Court slashes contingent worker’s $137 million jury award
CWS 3.0 - Contingent Workforce Strategies
Court slashes contingent worker’s $137 million jury award
Main Article
A jury’s award of $137 million to a contingent worker against Tesla Inc. in a racial discrimination lawsuit was reduced to $15 million in an order issued April 13 in federal court.
The plaintiff in the lawsuit, Owen Diaz, had worked through staffing firms at Tesla’s auto factory in Fremont, California, from June 2015 to May 2016. During that time, Diaz, who is Black, experienced several series incidents of racism, according to court records.

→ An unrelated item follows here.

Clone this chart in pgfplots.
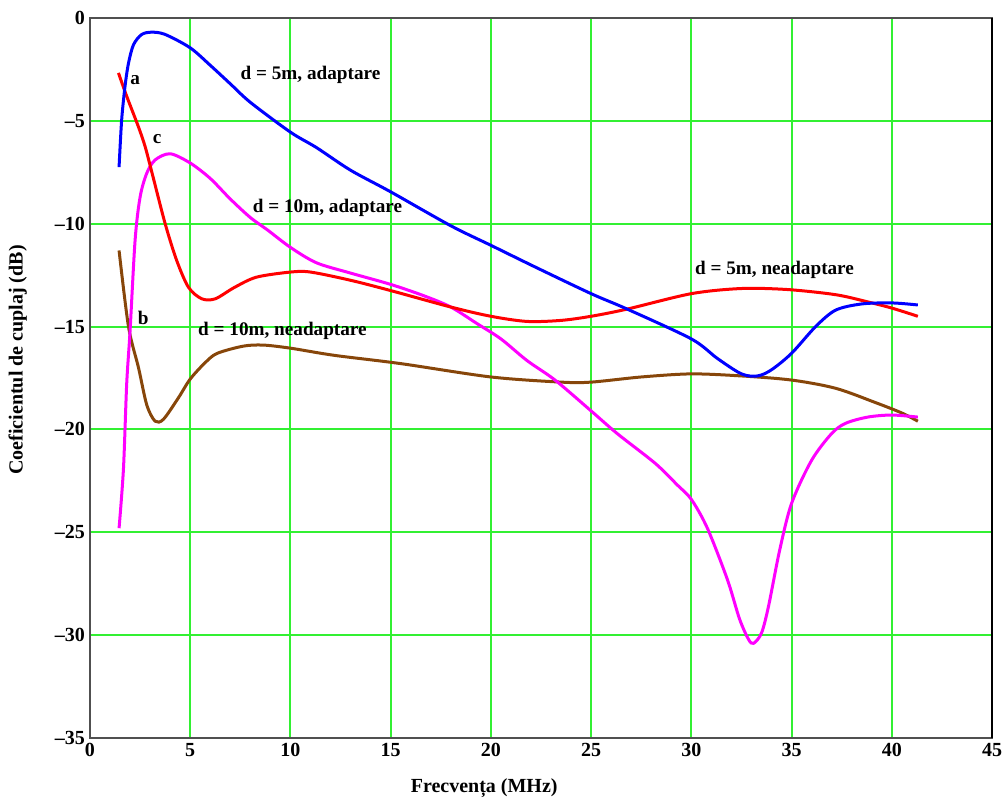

“The evidence was disturbing. The jury heard that the Tesla factory was saturated with racism,” US District Judge William Orrick wrote in his decision to reduce the jury’s award of damages in the case. “Diaz faced frequent racial abuse, including the N-word and other slurs. Other employees harassed him. His supervisors and Tesla’s broader management structure did little or nothing to respond. And supervisors even joined in on the abuse, one going so far as to threaten Diaz and draw a racist caricature near his workstation.”
In October 2021, a jury awarded Owen Diaz $6.9 million in compensatory damages and $130 million in punitive damages for a total of nearly $137 million.
In his decision, Orrick wrote the compensatory damages were excessive and lowered them to $1.5 million. However, that is above the $300,000 that Tesla had sought. Orrick also noted the jury had ample grounds to find that Diaz was severely harmed, but its award of future damages was out of proportion to the evidence.
The judge also lowered the punitive damages to $13.5 million, citing constitutional limitations for them of nine times the amount of compensatory damages.
The lawsuit was filed in October 2017. The case number is 3:17-cv-0674-WHO.